= Brian Irvine (composer) =

Northern Irish composer

Brian Irvine is a composer from Northern Ireland. His work has been characterized as avant-garde, incorporating elements of "free jazz, rock, rap, thrash, tango, lounge and contemporary classical" music. Irvine was Associate Composer with the Ulster Orchestra (2007-2011) and Professor of Creative Arts at the University of Ulster.

==Career==
Born in Belfast his body of work includes operas, orchestral works, large-scale participatory work, film scores, multi media installations, dance works as well as ensemble, solo, and chamber pieces.

===Roles and collaboration===
He is Co-Artistic director of Dumbworld, a production company he formed with filmmaker John McIlduff in 2009, and was the first Associate Composer with the Ulster Orchestra from 2008 to 2012. In 2015 he became the first Music Laureate for the City of Belfast and in December of that year was named as the winner of the Paul Hamlyn Composers Award. For the last four years he has been Associate Professor of Creative Arts at the University of Ulster.

He has collaborated and been commissioned by many international artists and organisations including Welsh National Opera (UK), BBC Radio 3, RTE National Symphony Orchestra (Ireland), BBC Concert Orchestra (UK), (UK), Red Note Ensemble (UK), Valle d'Aosta Symphony Orchestra (Italy) and Northern Sinfonia (England).

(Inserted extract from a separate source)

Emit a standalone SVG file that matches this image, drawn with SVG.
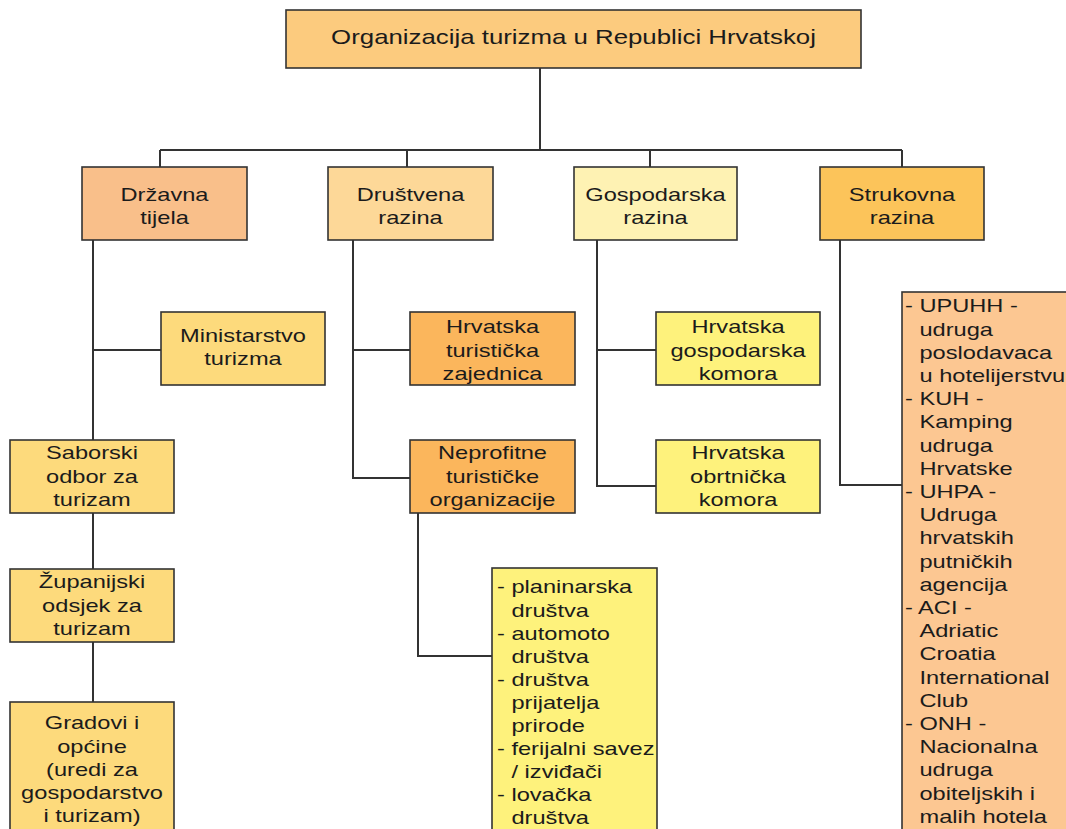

Much of his output has involved collaborations with artists from other disciplines, including Seamus Heaney (poet, Ireland), Eduard Bersudsky (sculptor), Jennifer Walshe (composer/vocalist), John Mcilduff (filmmaker/director), Joanna Macgregor (piano), Jari Nemenin (filmmaker/director), Joel Simon (filmmaker/animator), Matthew Robbins (animator/artist), LAU (BBC Folk Award Winners), Ivor Cutler (poet, singer), Keiji Haino (guitar, Japan), David Holmes (producer/composer/DJ), Paul Dunmall (saxophone/reeds/bagpipes), Darragh Morgan (violin), and Owen McCafferty (playwright).

Together with his own ensemble he has toured extensively throughout the USA and Europe, appearing at several international music festivals and venues.

In 2017 completed a tour of Ireland, Northern Ireland, London and Scotland with a new chamber work, 13 Vices, a collaboration with composer/vocalist Jennifer Walshe, and is currently working on a new large-scale opera based on the life of Rosemary Kennedy. 13 Vices was selected to represent the UK in the 2017 New Music Biennale in Hull (City of Culture) and at the South Bank in London.

===Opera and orchestral works===
In 2014–2015 a series of five short operas, Things We Throw Away, was performed in 40 locations throughout the streets of Dublin and Belfast, and the animated orchestral children's oratorio Bluebottle was premiered by 500 singing children from Wicklow and the RTE National Symphony Orchestra at the Bord Gais Energy Theatre, Dublin.

Recent orchestral works include a collaboration with poet Seamus Heaney, Praise Aloud the Trees (25’) for double orchestra and choir commissioned by BBC Radio 3 and the large-scale work for orchestra and violin A Mon Seul Desir, which was premiered by Darragh Morgan (violin) and RTE National Symphony Orchestra as part of the RTE featured composer series at the National Concert Hall, Dublin.

In 2019, Least Like The Other, a one-act opera about the life of Rose Kennedy, premiered at the Black Box Theatre in Galway. The music was composed by Irvine, and the opera received a five-star review from the Irish Times.

==Awards and honours==
He has been nominated for four British Academy (ASCAP) Awards; his Welsh National Opera commission, The Tailors Daughter, won the award for Opera in 2008. He has also won the BBC Radio 3 Jazz Award, MCPS Joyce Dixey Award, Major Individual Artist Award (Arts Council of Northern Ireland) and the 2011 Irish Allianz Arts and Business Award for “best use of creativity in the community” for the community opera Shelter me form the Rain.

In 2012 together with his Dumbworld collaborator he was appointed Northern Ireland's lead artist in the London 2012 Cultural Olympics and created NEST, a giant sonic sculptural installation created from 3000 collected objects donated from homes all over Northern Ireland, a symphony orchestra, and a 300-person community choir.

Irvine received two Ivor Novello Award nominations at The Ivors Classical Awards 2023. Least Like The Other: Searching For Rosemary Kennedy and The Scorched Earth Trilogy both received nominations for Best Stage Work. Least Like The Other went on to win the award for Best Stage Work 2023.

Irvine received an Ivor Novello Award nomination at The Ivors Classical Awards 2024. A Children's Guide to Anarchy (An Easterhouse Children's Manifesto) for ensemble and singers was nominated for Best Community and Participation Composition in association with ABRSM.

==Students==
Irvine's students include Ed Bennett, Dave Kane, Steve Davis and Brian Robinson.